--- Instructions for the task ---
Exactly the lines from the start of the data below through the line that contains "-- (-6.7,-45.3) -- (1.7,-33.7)" are to be copied, with pictures left out.

-- Start of Dataset excerpt --

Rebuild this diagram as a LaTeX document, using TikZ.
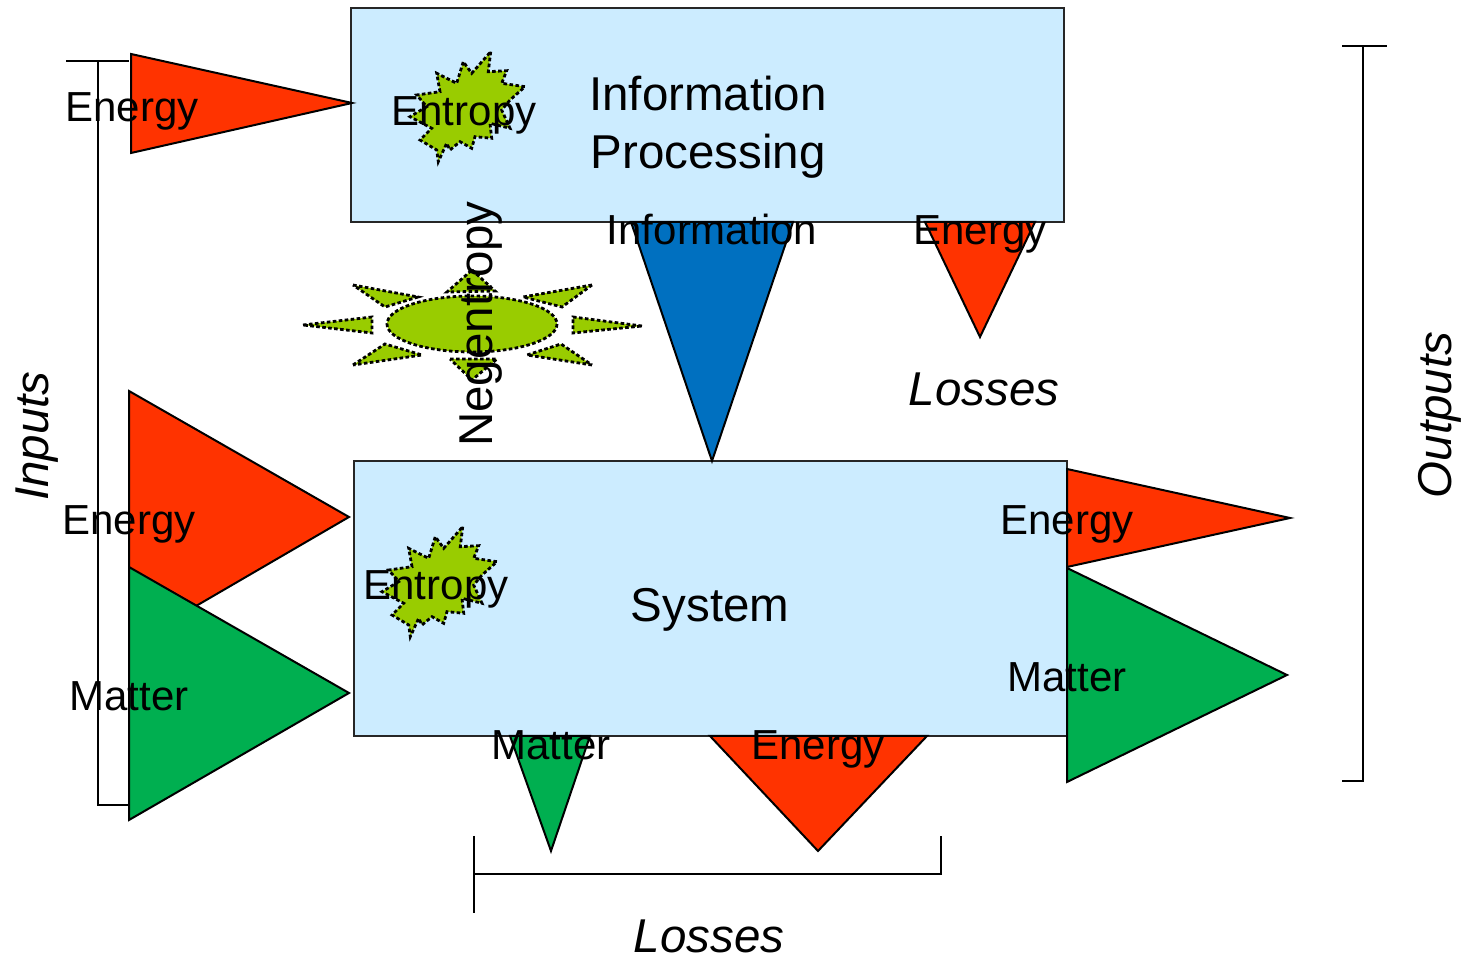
\documentclass[tikz,border=0pt]{standalone}
\usepackage{fontspec}
\setmainfont{Liberation Sans}
\usepackage{xcolor}
\usepackage{tikz}
\usetikzlibrary{positioning,calc}

\definecolor{sysblue}{HTML}{CCECFF}
\definecolor{energyred}{HTML}{FF3300}
\definecolor{mattergreen}{HTML}{00AF50}
\definecolor{infoblue}{HTML}{0070C0}
\definecolor{burstgreen}{HTML}{99CC00}

% jagged entropy star, points relative to its centre
\newcommand{\entropyburst}[1]{%
  \draw[burst, shift={#1}]
    (20.7,-55.3) -- (18.3,-35.3) -- (36.7,-36.3) -- (31.7,-23.7) -- (55,-20.3)
    -- (40,-7) -- (31.7,3) -- (40,21.3) -- (20,16.3) -- (21.7,31.3)
    -- (5,29.7) -- (1.7,41.3) -- (-10,34.7) -- (-20,43) -- (-23.3,36.3)
    -- (-31.7,54.7) -- (-33.3,43) -- (-50,33) -- (-38.3,21.3) -- (-60,9.7)
    -- (-43.3,-0.3) -- (-53.3,-12) -- (-30,-15.3) -- (-33.3,-33.7) -- (-13.3,-23.7)
    -- (-6.7,-45.3) -- (1.7,-33.7) -- cycle;}

\begin{document}
\begin{tikzpicture}[
    x=0.5pt, y=-0.5pt,
    box/.style={draw=black!85, line width=0.75pt, fill=sysblue, inner sep=0pt},
    energy/.style={draw=black, line width=1pt, fill=energyred, line join=miter},
    matter/.style={draw=black, line width=1pt, fill=mattergreen},
    info/.style={draw=black, line width=1pt, fill=infoblue},
    burst/.style={draw=black, line width=1.4pt, dash pattern=on 1.8pt off 1.2pt, fill=burstgreen},
    bracket/.style={draw=black, line width=1pt},
    lbl/.style={inner sep=0pt, anchor=base, font=\fontsize{21}{25}\selectfont},
    big/.style={inner sep=0pt, font=\fontsize{23.75}{29}\selectfont},
    side/.style={big, anchor=base, font=\fontsize{23.75}{29}\selectfont\itshape},
  ]
    \useasboundingbox (0,0) rectangle (1464,961);

    % brackets
    \draw[bracket] (66,61) -- (129,61) (98,61) -- (98,805) -- (129,805);
    \draw[bracket] (1342,46) -- (1387,46) (1363,46) -- (1363,781) -- (1342,781);
    \draw[bracket] (474,836) -- (474,913) (474,874) -- (941,874) -- (941,836);

    % boxes
    \node[box, minimum width=356.5pt, minimum height=107pt] (proc) at (707.5,115) {};
    \node[box, minimum width=356.5pt, minimum height=137.5pt] (sys) at (710.5,598.5) {};

    % flows into the boxes
    \draw[energy] (131,54) -- (131,153) -- (352,103) -- cycle;
    \draw[energy] (129,391) -- (129,645) -- (349,517) -- cycle;
    \draw[matter] (129,567) -- (129,820) -- (349,693) -- cycle;
    \draw[info] (631,222) -- (793,222) -- (712,461) -- cycle;

    % flows out of the boxes
    \draw[energy] (925,222) -- (1035,222) -- (980,337) -- cycle;
    \draw[energy] (1067,469) -- (1067,567) -- (1290,518) -- cycle;
    \draw[matter] (1067,568) -- (1067,782) -- (1287,675) -- cycle;
    \draw[matter] (510,736) -- (590,736) -- (551,851) -- cycle;
    \draw[energy] (710,736) -- (927,736) -- (818,851) -- cycle;

    % entropy stars
    \entropyburst{(470,107)}
    \entropyburst{(442,582)}

    % negentropy sun
    \draw[burst] (472,324) ellipse [x radius=85, y radius=28];
    \draw[burst] (303,325) -- (372,317) -- (372,333) -- cycle;
    \draw[burst] (642,326) -- (573,317) -- (573,333) -- cycle;
    \draw[burst] (353,285) -- (418,297) -- (385,307) -- cycle;
    \draw[burst] (592,285) -- (523,297) -- (562,307) -- cycle;
    \draw[burst] (353,365) -- (385,344) -- (422,355) -- cycle;
    \draw[burst] (592,365) -- (527,355) -- (561,344) -- cycle;
    \draw[burst] (472,270) -- (495,291) -- (447,292) -- cycle;
    \draw[burst] (450,359) -- (497,359) -- (472,380) -- cycle;

    % labels
    \node[lbl] (tlE) at (132,122) {Energy};
    \node[lbl] (tEnt) at (464,126) {Entropy};
    \node[big, align=center] (procT) at (708,127) {Information\\Processing};
    \node[lbl] (infoT) at (712,245) {Information};
    \node[lbl] (tlossE) at (980,245) {Energy};
    \node[side] (tLoss) at (984,406) {Losses};
    \node[big, anchor=base, rotate=90] (negT) at (492,324) {Negentropy};
    \node[side, rotate=90] (inT) at (48,436) {Inputs};
    \node[side, rotate=90] (outT) at (1451,415) {Outputs};

    \node[lbl] (inE) at (129,535) {Energy};
    \node[lbl] (inM) at (129,711) {Matter};
    \node[lbl] (bEnt) at (436,600) {Entropy};
    \node[big, anchor=base] (sysT) at (710,622) {System};
    \node[lbl] (outE) at (1067,535) {Energy};
    \node[lbl] (outM) at (1067,692) {Matter};
    \node[lbl] (lossM) at (551,760) {Matter};
    \node[lbl] (lossE) at (818,760) {Energy};
    \node[side] (bLoss) at (709,953) {Losses};
\end{tikzpicture}
\end{document}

-- End of Dataset excerpt --

--- Task result ---
Rebuild this diagram as a LaTeX document, using TikZ.
\documentclass[tikz,border=0pt]{standalone}
\usepackage{fontspec}
\setmainfont{Liberation Sans}
\usepackage{xcolor}
\usepackage{tikz}
\usetikzlibrary{positioning,calc}

\definecolor{sysblue}{HTML}{CCECFF}
\definecolor{energyred}{HTML}{FF3300}
\definecolor{mattergreen}{HTML}{00AF50}
\definecolor{infoblue}{HTML}{0070C0}
\definecolor{burstgreen}{HTML}{99CC00}

% jagged entropy star, points relative to its centre
\newcommand{\entropyburst}[1]{%
  \draw[burst, shift={#1}]
    (20.7,-55.3) -- (18.3,-35.3) -- (36.7,-36.3) -- (31.7,-23.7) -- (55,-20.3)
    -- (40,-7) -- (31.7,3) -- (40,21.3) -- (20,16.3) -- (21.7,31.3)
    -- (5,29.7) -- (1.7,41.3) -- (-10,34.7) -- (-20,43) -- (-23.3,36.3)
    -- (-31.7,54.7) -- (-33.3,43) -- (-50,33) -- (-38.3,21.3) -- (-60,9.7)
    -- (-43.3,-0.3) -- (-53.3,-12) -- (-30,-15.3) -- (-33.3,-33.7) -- (-13.3,-23.7)
    -- (-6.7,-45.3) -- (1.7,-33.7) -- cycle;}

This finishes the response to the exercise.